The development could enable precise, relatively low-risk treatment of brain aneurysms, which cause around 500,000 deaths globally each year. The medical condition – a blood-filled bulge on a brain artery that can rupture and cause fatal bleeds – can also lead to stroke and disability.
The study points to a future where tiny robots could be remotely controlled to carry out complex tasks inside the human body – such as targeted drug delivery and organ repair – in a minimally invasive way, researchers say.
Swarming bots
The team, involving researchers from the University of Edinburgh, engineered magnetic nanorobots – about a twentieth the size of a human red blood cell – comprising blood-clotting drugs encased in a protective coating, designed to melt at precise temperatures.
In lab tests, several hundred billion such bots were injected into an artery and then remotely guided as a swarm, using magnets and medical imaging, to the site of an aneurysm.
Magnetic sources outside the body then cause the robots to cluster together inside the aneurysm and be heated to their melting point, releasing a naturally occurring blood-clotting protein, which blocks the aneurysm to prevent or stem bleeding into the brain.
Lab trials
The international team, co-led by clinicians from Shanghai Sixth People’s Hospital affiliated to Shanghai Jiao Tong University School of Medicine in China, successfully tested their devices in model aneurysms in the lab and in a small number of rabbits.
The team says that nanorobots show potential for transporting and releasing drug molecules to precise locations in the body without risk of leaking into the bloodstream – a key test of the technology’s safety and efficacy.
The study could pave the way for further developments towards trials in people.
Promising potential
Their advance could improve on current treatments for brain aneurysms. Typically, doctors thread a tiny microcatheter tube along blood vessels before using it to insert metal coils to stem the aneurysm blood flow, or a mesh tube called a stent, to divert the bloodstream in the artery.

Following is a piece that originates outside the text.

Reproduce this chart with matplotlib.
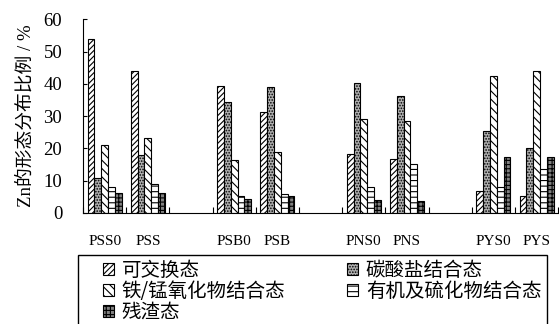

Researchers say their new technique could decrease the risk that the body will reject implanted materials, and curb reliance on anti-blood-clotting drugs, which can cause bleeding and stomach problems.
The method also avoids the need for doctors to manually shape a microcatheter to navigate a complex network of small blood vessels in the brain to reach the aneurysm – a painstaking task which may take hours during surgery, researchers say.
Larger brain aneurysms – which can be difficult to stem quickly and safely using metal coils or stents – could potentially be treated using the new technique too.
The study, published in Small journal, was led by a team from the UK and China who have also developed nanorobots to remove blood clots, which show potential in treating stroke.